Released April 2015
The New Adventures novel ‘Damaged Goods’ was undoubtedly an obvious choice for Big Finish to adapt for its audio range. Published in 1996 and written by Russell T Davies, the man behind the incredible success of the 2005 television revival, ‘Damaged Goods’ instantly earned its place amongst the very best written adventures as it grimly focused on very real characters with very real drama in very real settings. It’s quite easy to see the beginnings of what Doctor Who would become in the future, the definite focus on working-class families, a seeming fascination with Time Lord technology, a respectful hint of non-traditional sexuality, and even the inclusion of the surname Tyler all making appearances here. Thus, even with the darker and more manipulative version of Sylvester McCoy’s Seventh Doctor in the starring role, ‘Damaged Goods’ in retrospect proves to be the perfect link between the two televised eras of the franchise, telling an enthralling and emotionally-laden story in the process.
It’s no secret that The New Adventures skewed into much darker territory than the televised series, and ‘Damaged Goods’ is perhaps a more extreme example than most due to its very contemporary setting. As the Doctor and his Adjudicator companions, Chris Cwej and Roz Forrester, arrive in 1987 London, they quickly become entwined in the mysterious events of the rundown Quadrant, racing against time to discover the truth behind an ancient alien menace somehow linked to a local gang leader known as the Capper, a young mother and son, the mysterious Frei Foundation, and the distraught Eva Jericho while a new narcotic floods the streets.
The only unfortunate aspect of the audio adaptation of ‘Damaged Goods’ is that so much of the original plot must be edited to fit into the condensed audio running time. Adapter Jonathan Morris ably proves up to the task, however, as he manages to capture the spirit of the source material perfectly even if the concluding episode, by necessity, is rather more rushed than the more menacing and thoughtful pace of the first. The only character that potentially suffers from the condensing of the plot, though, is Eva Jericho, whose descent into murderous madness as her desire to exchange what she perceives to be damaged goods occurs far too quickly. Fortunately, the Tyler family comes to life magnificently and realistically with little effort, and the script and performances do a surprisingly good job of selling just what could bring a mother to make the shocking decision Winnie did all those years ago. With the young Gabriel caught in the middle of these increasingly dangerous events, the emotions and conviction on display from each of the characters with his or her different motivations are truly superb.
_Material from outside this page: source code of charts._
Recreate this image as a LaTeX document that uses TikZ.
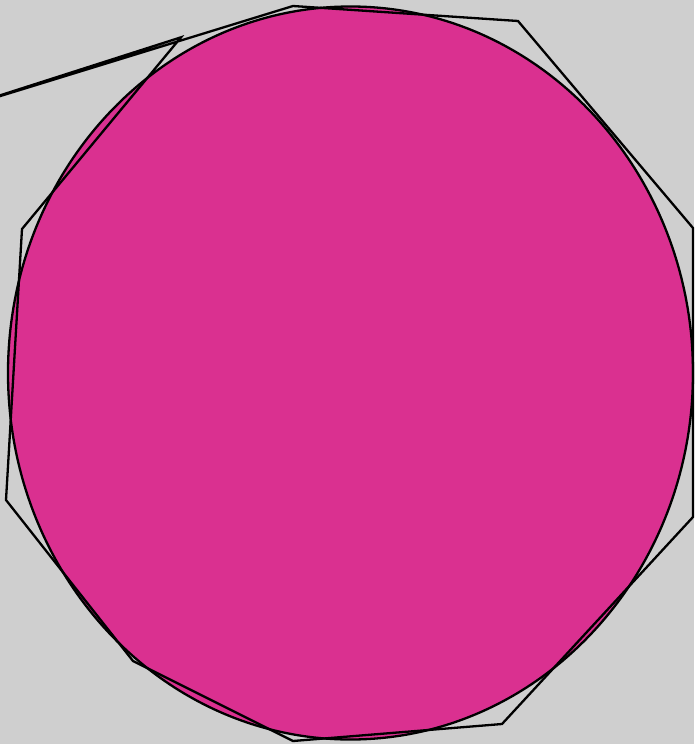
\documentclass[tikz,border=0pt]{standalone}
\definecolor{bgc}{RGB}{207,207,207}
\definecolor{blob}{RGB}{218,48,144}
\tikzset{shape line/.style={draw=black,line width=2.3pt,line join=miter}}
\begin{document}
\begin{tikzpicture}[x=1pt,y=-1pt]
\fill[bgc] (0,0) rectangle (694,744);
\useasboundingbox (0,0) rectangle (694,744);
\filldraw[fill=blob,shape line] (350.5,373) ellipse [x radius=342.5, y radius=366.5];
\draw[shape line] (-60,114.6) -- (293,6) -- (518,21) -- (693,228) -- (693,517) -- (502,724) -- (293,741) -- (133,661) -- (6,500) -- (22,229) -- (181,37.3) -- cycle;
\end{tikzpicture}
\end{document}
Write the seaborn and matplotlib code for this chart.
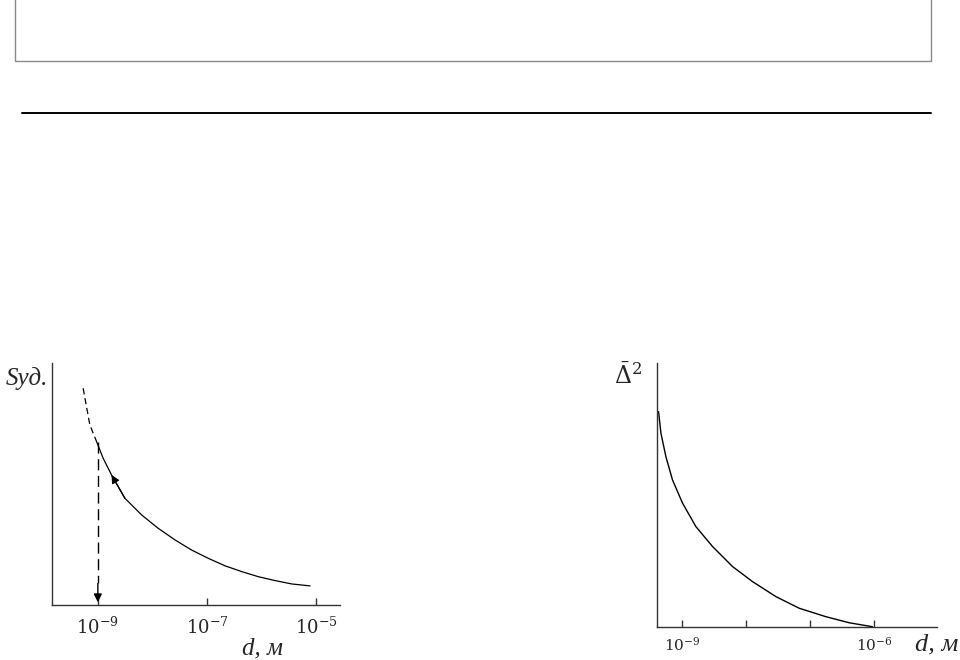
import numpy as np
import pandas as pd
import matplotlib
matplotlib.use("Agg")
import matplotlib.pyplot as plt
import seaborn as sns
from matplotlib.patches import Rectangle

# left panel: specific surface vs particle size (log10 d, relative S)
left_logd_dash = [-9.27, -9.147, -9.024]
left_s_dash = [0.895, 0.744, 0.675]
left_logd = [-9.024, -8.903, -8.749, -8.505, -8.198, -7.895, -7.587, -7.281,
             -6.977, -6.670, -6.363, -6.059, -5.752, -5.446, -5.11]
left_s = [0.675, 0.606, 0.537, 0.441, 0.372, 0.317, 0.269, 0.227,
          0.193, 0.162, 0.138, 0.117, 0.101, 0.087, 0.079]
left_ticks = [-9, -7, -5]
left_ticklabels = ["$10^{-9}$", "$10^{-7}$", "$10^{-5}$"]

# right panel: mean square displacement vs particle size
right_logd = [-9.37, -9.333, -9.255, -9.152, -8.995, -8.786, -8.527, -8.214,
              -7.902, -7.536, -7.172, -6.755, -6.39, -6.027]
right_delta = [0.816, 0.734, 0.645, 0.557, 0.469, 0.380, 0.305, 0.229,
               0.172, 0.115, 0.071, 0.039, 0.016, 0.001]
right_ticks = [-9, -8, -7, -6]
right_ticklabels = ["$10^{-9}$", "", "", "$10^{-6}$"]

sns.set_theme(style="white")
plt.rcParams["font.family"] = ["Liberation Serif", "DejaVu Serif"]
plt.rcParams["mathtext.fontset"] = "dejavuserif"
plt.rcParams["mathtext.default"] = "it"

fig = plt.figure(figsize=(9.6, 6.6), dpi=100)

# page decorations: empty framed box and rule
fig.patches.append(Rectangle((0.0156, 0.9076), 0.954, 0.094, transform=fig.transFigure,
                             fill=False, edgecolor="#8a8a8a", lw=1.0))
fig.add_artist(plt.Line2D([0.023, 0.970], [0.8288, 0.8288], transform=fig.transFigure,
                          color="black", lw=1.4))


def style_axes(ax, xlim, ylim, ticks, labels):
    ax.set_xscale("log")
    ax.set_xlim(10.0 ** xlim[0], 10.0 ** xlim[1])
    ax.set_ylim(*ylim)
    for s in ["top", "right"]:
        ax.spines[s].set_visible(False)
    for s in ["left", "bottom"]:
        ax.spines[s].set_color("#333333")
        ax.spines[s].set_linewidth(1.0)
    ax.set_xticks([10.0 ** t for t in ticks])
    ax.set_xticklabels(labels)
    ax.xaxis.set_minor_locator(matplotlib.ticker.NullLocator())
    ax.set_yticks([])
    ax.tick_params(axis="x", direction="in", length=5, width=1.0, color="#333333",
                   labelsize=13, pad=8, bottom=True)
    ax.set_xlabel("")
    ax.set_ylabel("")


# ---- left panel ----
axl = fig.add_axes([0.0542, 0.0833, 0.300, 0.367])
dash_df = pd.DataFrame({"d": 10.0 ** np.array(left_logd_dash), "s": left_s_dash})
solid_df = pd.DataFrame({"d": 10.0 ** np.array(left_logd), "s": left_s})
sns.lineplot(data=dash_df, x="d", y="s", ax=axl, color="black", lw=0.9,
             linestyle=(0, (5, 3)))
sns.lineplot(data=solid_df, x="d", y="s", ax=axl, color="black", lw=0.9)
style_axes(axl, (-9.84, -4.56), (0, 1.0), left_ticks, left_ticklabels)

# arrow on the curve pointing towards smaller sizes
axl.annotate("", xy=(10.0 ** left_logd[2], left_s[2]),
             xytext=(10.0 ** left_logd[3], left_s[3]),
             arrowprops=dict(arrowstyle="-|>", color="black", lw=0.9,
                             mutation_scale=12, shrinkA=0, shrinkB=0))
# dashed drop to the axis
axl.plot([1e-9, 1e-9], [left_s[0], 0.09], color="black", lw=1.0,
         linestyle=(0, (8, 4)))
axl.annotate("", xy=(1e-9, 0.0), xytext=(1e-9, 0.1),
             arrowprops=dict(arrowstyle="-|>", color="black", lw=1.0,
                             mutation_scale=12))
fig.text(0.006, 0.427, "Sуд.", fontsize=18, style="italic",
         va="center", ha="left")
fig.text(0.252, 0.017, "d, м", fontsize=18, style="italic",
         va="center", ha="left")

# ---- right panel ----
axr = fig.add_axes([0.684, 0.05, 0.292, 0.40])
right_df = pd.DataFrame({"d": 10.0 ** np.array(right_logd), "delta": right_delta})
sns.lineplot(data=right_df, x="d", y="delta", ax=axr, color="black", lw=1.0)
style_axes(axr, (-9.4, -5.02), (0, 1.0), right_ticks, right_ticklabels)
axr.tick_params(axis="x", labelsize=11, pad=6)
fig.text(0.640, 0.430, r"$\bar{\Delta}^{2}$", fontsize=17, va="center", ha="left")
fig.text(0.953, 0.023, "d, м", fontsize=19, style="italic",
         va="center", ha="left")

fig.savefig("out.png", dpi=100)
Travis Oliver and Yasmin Bannerman are strong in their audio debut as companions Chris and Roz, respectively, but ‘Damaged Goods’ certainly does not put an undue impetus on these characters, casting them in more of a stereotypically subservient role. There will assuredly be further adaptations to flesh out these two more thoroughly since they were already established companions at the time of the original novel’s release, but they remain somewhat of an enigma for new fans after this release alone. As a straight adaptation, however, Big Finish’s ‘Damaged Goods’ is an incredible success and brings the gritty maturity to life wonderfully. With a truly spectacular and emotionally-charged performance from Sylvester McCoy and an amazingly-evocative score to bolster its incredible plot, ‘Damaged Goods’ is the perfect missing link between the classic and modern series as well as the written, audio, and television mediums.